No será el mejor béisbol del mundo, pero es el nuestro, y la gente lo goza pese a la lluvia, el sol y hasta las carencias propias del bloqueo económico, comercial y financiero de Estados Unidos que, digan lo que digan u oculten lo que oculten, sí hace sus estragos como una curva endemoniada que burla los bates.
El pasado jueves, mientras veía al camarero granmense Carlos Benítez festejar el triunfo de su equipo en el segundo juego de la serie de comodines frente a un elenco de Villa Clara que semejaba un central azucarero en tiempo muerto, pensaba en el dinero que debía haber recibido por su gran actuación en la pasada Serie del Caribe. Allí fue seleccionado en el Todos Estrellas del torneo, lo que implicaba un premio en metálico, pero debido a esa arbitraria política estadounidense el cheque no ha llegado a sus manos.
En similar situación están su compañero de equipo Lázaro Blanco y el pinareño William Saavedra. Ellos también fueron escogidos por mérito propio entre los más sobresalientes de ese certamen regional.
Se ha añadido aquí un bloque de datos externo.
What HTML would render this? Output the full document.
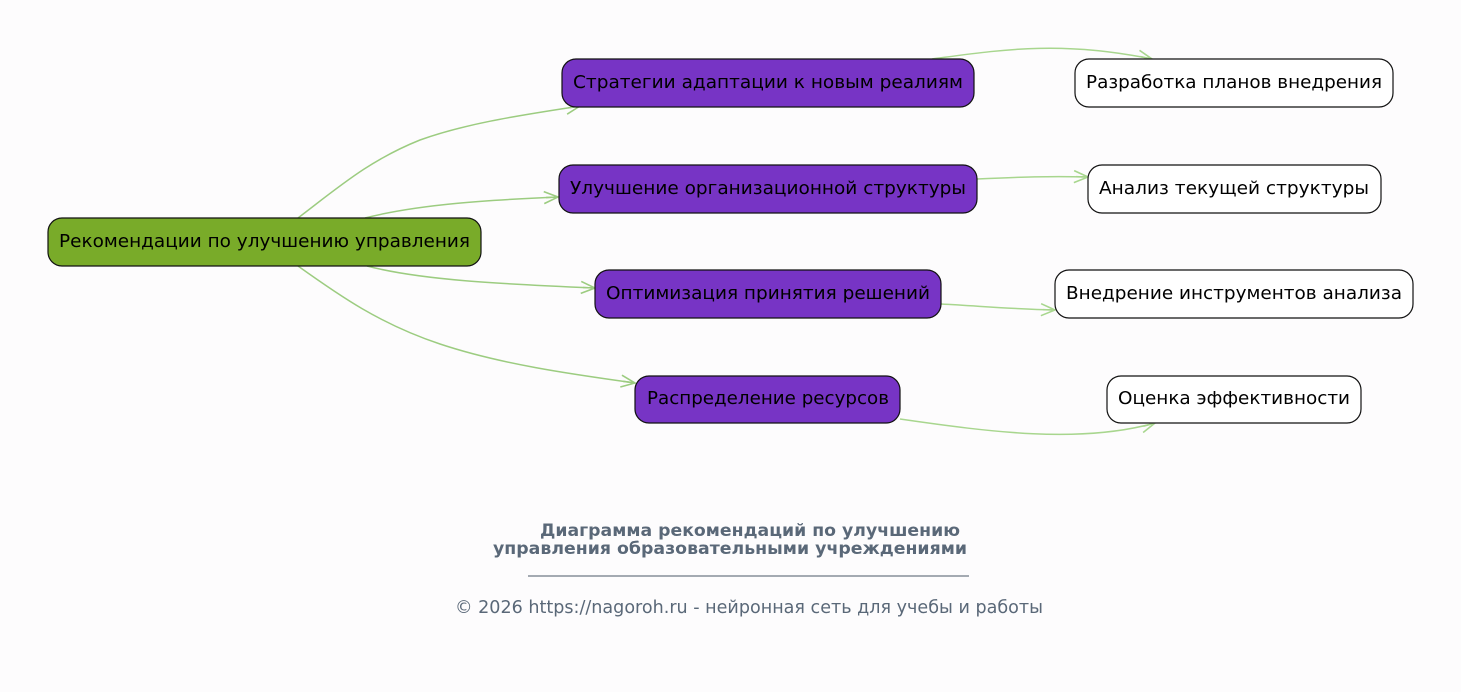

Luego, en el IV Clásico Mundial, la OFAC autorizó que Cuba cobrara los honorarios correspondientes por su participación y premios, pero una cosa dijo esa entidad del Gobierno Federal de EE.UU. y otra se ha hecho: los cerca de 600 000 dólares que les tocaba a nuestro equipo por asistir y avanzar a la segunda fase no han sido depositados donde debían, ni se han entregado en efectivo. Sigue la espera.
De ese monto también les toca una parte a Benítez, Saavedra y Blanco. Ellos, ante esa hostil política, responden jugando cada vez mejor, y aquí, en Cuba, donde los bloqueadores no quieren que el béisbol siga siendo pasión, orgullo, identidad.
Saben en Washington que la pelota es un deporte que exige recursos, los mismos que ellos producen en cantidades industriales y de la mejor calidad posible. Pero Cuba no puede comprar en su mercado. Lo que allí fuera más barato y con la misma factura se pudiera adquirir un lote mayor, hay que buscarlo en otros lugares, a veces hasta más lejanos, y quizá sean los mismos productos, pero a precios superiores.
Pasa con los bates especiales, que se compran 13 dólares más caros que a como los venden en Estados Unidos. Si fuera uno solo no había líos, o dos, o tres, pero son miles los que se demandan y apenas se pudieron comprar doscientos, para uso exclusivo de selecciones nacionales.
Igual sucede con los zapatos especializados para la práctica de este deporte, con los arreos de receptor y hasta con las bolas de las que Cuba compra cerca de 14 000 al año, a 8 dólares cada una cuando pudiera ser a menos o traer más por el mismo cheque.
Pese a todo eso, y a la perenne exhortación para que los talentos emigren o deserten en las competiciones oficiales en el extranjero, el béisbol cubano sigue en pie, no tan bien como desearíamos, pero tampoco tan mal como quieren los enemigos de la Revolución.
De los buenos tiempos, de las glorias pasadas, de lo que falta por hacer, de los “terremotos” que deben sacudir a nuestro deporte nacional —para bien, claro—, se hablará este fin de semana en Pinar del Río, a donde concurrirán estrellas que fueron y las que son.
Todas esas generaciones han enfrentado el mismo “pitcheo salvaje” de Washington, y cada una, a su estilo, le ha bateado; a veces hits, otras jonrones, y a veces no ha dado para otra cosa que no sea una rolata por el cuadro, pero han corrido fuerte y han puesto en aprietos a la defensa. Así es Cuba. O mejor, así es el béisbol cubano.